La riforma taglia gli anni di contributi necessari da 36 a 30, con un’età pensionabile di 63 anni
L’ultimo emendamento alla legge di Bilancio, votato da Pd e M5S, vuole metttere mano al sistema contributivo di una specifica categoria di lavoratori. Si tratta degli operai nel settore edilizio. Mediante la formula dell’Ape sociale, per questi lavoratori sarebbe possibile andare in pensione a quota 93: 63 anni con 30 anni di contributi.

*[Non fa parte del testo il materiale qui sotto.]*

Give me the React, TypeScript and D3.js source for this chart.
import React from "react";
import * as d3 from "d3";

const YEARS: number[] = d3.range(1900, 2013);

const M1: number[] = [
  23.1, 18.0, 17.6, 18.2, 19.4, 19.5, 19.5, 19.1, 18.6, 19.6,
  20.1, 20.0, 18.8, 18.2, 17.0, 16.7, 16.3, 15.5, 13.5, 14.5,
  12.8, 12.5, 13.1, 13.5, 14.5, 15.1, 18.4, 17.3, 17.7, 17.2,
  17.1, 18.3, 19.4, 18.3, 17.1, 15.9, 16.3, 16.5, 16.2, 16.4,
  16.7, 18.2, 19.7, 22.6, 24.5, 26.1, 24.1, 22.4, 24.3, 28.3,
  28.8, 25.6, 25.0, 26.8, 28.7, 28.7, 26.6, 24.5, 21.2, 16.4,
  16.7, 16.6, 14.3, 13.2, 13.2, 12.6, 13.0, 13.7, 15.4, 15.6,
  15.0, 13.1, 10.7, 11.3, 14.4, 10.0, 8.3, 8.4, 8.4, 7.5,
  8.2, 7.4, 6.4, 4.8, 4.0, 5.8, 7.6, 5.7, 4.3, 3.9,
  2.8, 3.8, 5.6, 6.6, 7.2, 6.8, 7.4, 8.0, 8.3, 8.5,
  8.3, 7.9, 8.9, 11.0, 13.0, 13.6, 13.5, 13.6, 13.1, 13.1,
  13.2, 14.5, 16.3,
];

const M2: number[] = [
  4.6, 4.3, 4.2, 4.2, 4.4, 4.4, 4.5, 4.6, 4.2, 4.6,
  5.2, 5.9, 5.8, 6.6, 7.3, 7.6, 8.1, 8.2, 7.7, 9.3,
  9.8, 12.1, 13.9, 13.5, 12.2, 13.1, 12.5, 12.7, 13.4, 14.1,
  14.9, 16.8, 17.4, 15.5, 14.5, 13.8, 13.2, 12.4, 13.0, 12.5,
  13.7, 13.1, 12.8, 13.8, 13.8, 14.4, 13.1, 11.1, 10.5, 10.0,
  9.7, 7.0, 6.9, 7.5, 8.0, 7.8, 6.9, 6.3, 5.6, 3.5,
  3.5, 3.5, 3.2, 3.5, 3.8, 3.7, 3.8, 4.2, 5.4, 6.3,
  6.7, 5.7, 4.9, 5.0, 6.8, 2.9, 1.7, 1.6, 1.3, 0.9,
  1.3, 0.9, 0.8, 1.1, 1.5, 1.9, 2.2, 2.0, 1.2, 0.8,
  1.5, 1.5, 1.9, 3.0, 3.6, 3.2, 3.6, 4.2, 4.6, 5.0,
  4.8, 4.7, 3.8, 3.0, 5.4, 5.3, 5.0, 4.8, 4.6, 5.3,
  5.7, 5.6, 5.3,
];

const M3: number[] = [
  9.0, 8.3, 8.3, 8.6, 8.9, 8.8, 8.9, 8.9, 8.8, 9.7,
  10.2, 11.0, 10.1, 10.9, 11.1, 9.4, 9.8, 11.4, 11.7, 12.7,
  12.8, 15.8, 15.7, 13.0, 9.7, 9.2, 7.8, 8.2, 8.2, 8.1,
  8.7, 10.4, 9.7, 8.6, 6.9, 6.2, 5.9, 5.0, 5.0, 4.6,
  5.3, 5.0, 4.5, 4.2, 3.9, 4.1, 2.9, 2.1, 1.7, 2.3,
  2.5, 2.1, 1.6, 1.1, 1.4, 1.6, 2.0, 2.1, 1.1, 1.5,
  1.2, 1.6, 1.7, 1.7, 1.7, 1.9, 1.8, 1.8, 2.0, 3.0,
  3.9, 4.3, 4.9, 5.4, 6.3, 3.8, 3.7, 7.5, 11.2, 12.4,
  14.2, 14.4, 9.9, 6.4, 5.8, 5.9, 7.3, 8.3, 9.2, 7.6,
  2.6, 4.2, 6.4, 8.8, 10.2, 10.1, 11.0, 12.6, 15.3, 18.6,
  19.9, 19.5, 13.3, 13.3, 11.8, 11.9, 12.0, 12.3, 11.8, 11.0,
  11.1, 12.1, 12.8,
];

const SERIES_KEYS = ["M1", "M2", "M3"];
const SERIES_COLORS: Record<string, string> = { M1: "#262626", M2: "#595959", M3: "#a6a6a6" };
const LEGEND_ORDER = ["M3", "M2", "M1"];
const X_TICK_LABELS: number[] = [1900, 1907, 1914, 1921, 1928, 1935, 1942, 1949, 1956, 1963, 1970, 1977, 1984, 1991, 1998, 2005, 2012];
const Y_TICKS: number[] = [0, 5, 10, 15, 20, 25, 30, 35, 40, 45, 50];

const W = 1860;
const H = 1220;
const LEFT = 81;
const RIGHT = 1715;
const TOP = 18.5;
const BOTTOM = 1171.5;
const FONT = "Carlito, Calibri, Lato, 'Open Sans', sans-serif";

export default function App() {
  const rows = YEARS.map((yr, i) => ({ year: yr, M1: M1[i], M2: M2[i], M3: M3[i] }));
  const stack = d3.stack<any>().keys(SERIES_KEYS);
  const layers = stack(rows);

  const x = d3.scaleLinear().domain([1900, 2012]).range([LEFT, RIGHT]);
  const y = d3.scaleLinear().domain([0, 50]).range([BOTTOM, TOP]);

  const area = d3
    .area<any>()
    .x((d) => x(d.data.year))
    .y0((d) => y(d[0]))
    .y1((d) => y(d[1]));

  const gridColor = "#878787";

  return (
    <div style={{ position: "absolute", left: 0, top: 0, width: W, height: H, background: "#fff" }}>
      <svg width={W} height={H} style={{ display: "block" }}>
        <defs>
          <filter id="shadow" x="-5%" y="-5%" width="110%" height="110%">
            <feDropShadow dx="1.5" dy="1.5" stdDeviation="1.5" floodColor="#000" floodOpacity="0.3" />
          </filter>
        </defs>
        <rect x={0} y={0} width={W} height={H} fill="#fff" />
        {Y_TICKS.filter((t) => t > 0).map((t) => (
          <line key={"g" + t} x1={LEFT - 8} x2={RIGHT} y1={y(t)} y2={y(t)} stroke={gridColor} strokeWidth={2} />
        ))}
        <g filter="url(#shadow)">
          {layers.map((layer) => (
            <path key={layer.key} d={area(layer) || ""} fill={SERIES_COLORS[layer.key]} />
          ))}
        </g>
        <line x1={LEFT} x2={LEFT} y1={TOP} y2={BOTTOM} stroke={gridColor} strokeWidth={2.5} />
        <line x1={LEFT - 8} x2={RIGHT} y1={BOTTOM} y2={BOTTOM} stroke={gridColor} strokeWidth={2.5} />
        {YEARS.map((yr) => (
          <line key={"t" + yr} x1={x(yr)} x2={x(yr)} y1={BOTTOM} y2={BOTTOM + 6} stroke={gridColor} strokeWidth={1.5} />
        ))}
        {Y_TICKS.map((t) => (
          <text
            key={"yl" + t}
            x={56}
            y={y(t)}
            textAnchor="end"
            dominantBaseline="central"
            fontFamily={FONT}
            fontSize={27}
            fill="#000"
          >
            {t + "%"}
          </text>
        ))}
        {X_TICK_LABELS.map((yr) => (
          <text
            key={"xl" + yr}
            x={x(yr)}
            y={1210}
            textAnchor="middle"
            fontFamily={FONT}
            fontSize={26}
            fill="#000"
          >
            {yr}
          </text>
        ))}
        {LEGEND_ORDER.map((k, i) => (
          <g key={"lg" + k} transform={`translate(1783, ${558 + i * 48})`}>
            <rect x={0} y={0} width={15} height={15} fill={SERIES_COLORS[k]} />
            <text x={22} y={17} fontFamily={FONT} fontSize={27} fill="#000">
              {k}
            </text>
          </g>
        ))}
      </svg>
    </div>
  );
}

Un taglio di 6 anni rispetto ai 36 anni di contributi inizialmente richiesti. La proposta è stata avanzata e sembrerebbe avere l’appoggio della maggioranza, anche se si attende l’approvazione definitiva che darebbe “il giusto riconoscimento di un lavoro duro, faticoso, rischioso“, come ha sottolineato il segretario generale Filca-Cisl Enzo Pelle.
Ottimismo anche dal ministro del Lavoro Orlando che auspica una convergenza delle forze di maggioranza verso questa riforma che tiene conto “delle differenze delle condizioni di lavoro“.
Sulla stessa linea anche Nunzia Catalfo, ex ministra del Lavoro e Davide Tripiedi, in commissione Lavoro, per i quali l’abbassamento degli anni di contributi da 36 a 30 è un intervento “che reputiamo imprescindibile“, specialmente per una categoria come quella degli edili il cui lavoro è caratterizzato da sforzi fisici usuranti e discontinuità nelle prestazioni.
Al netto di queste modifiche, sul sistema pensionistico italiano continuano a incombere molte altre urgenze; il presidente Inps Pasquale Tridico ha di recente lanciato un monito, in un’intervista a Radio 24: «in un Paese con 60 mln di abitanti non si può reggere nel lungo periodo con (sole) 23 mln di persone che lavorano».